The line given is `5x+y+6=0` and the point is (4,-13).

Let the reflection be (a,b), then the midpoint of (4,-13) and (a,b) lies on the given curve. Midpoint, (c,d) can be calculated as below.

`(c,d) = ((4+a)/2,(-13+b)/2)`

This midpoint is on the line, therefore it should satisfy the equation of the line.

`5((4+a)/2)+((-13+b)/2)+6=0`

`5(4+a)+(-13+b)=-12`

`20+5a-13+b=-12`

`5a+b = -19` ----------->` ` Equation 1

Also we know that, the line connecting the reflection point with the original point is perpendicular to the line given.

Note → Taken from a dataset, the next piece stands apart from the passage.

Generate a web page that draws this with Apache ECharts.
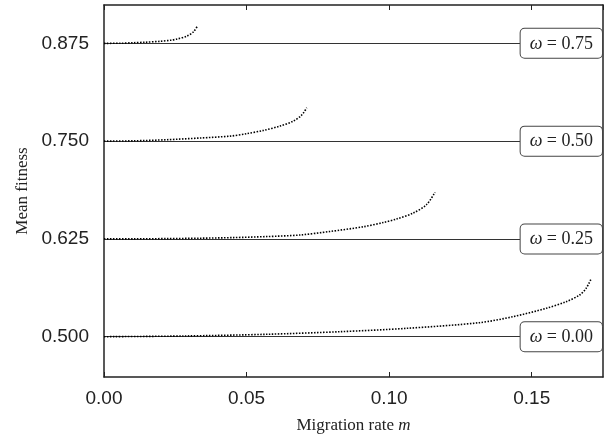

Therefore if the gradient of given line is `m_1` and the gradient of the line connecting two points is `m_2` ,

`m_1*m_2 = -1`

Let's find `m_1` and `m_2` ,

`5x+y+6 = 0`

`y = -5x-6`

Therefore, `m_1` = -5

Let's find `m_2` in terms of a and b.

`m_2 = (b-(-13))/(a-4) = (b+13)/(a-4)`

But according to the above equation, `m_1m_2 = -1` .

`(-5)((b+13)/(a-4))=-1`

`(5(b+13))/(a-4) = 1`

`5b+65 = a-4`

`a - 5b = 69`    ----------> Equation 2

Now we have two simultaneous equations for a and b,

Solving them would give you,

a = -1   and b =-14

Therefore the reflection point of (4,-13) over the given line is (-1,-14).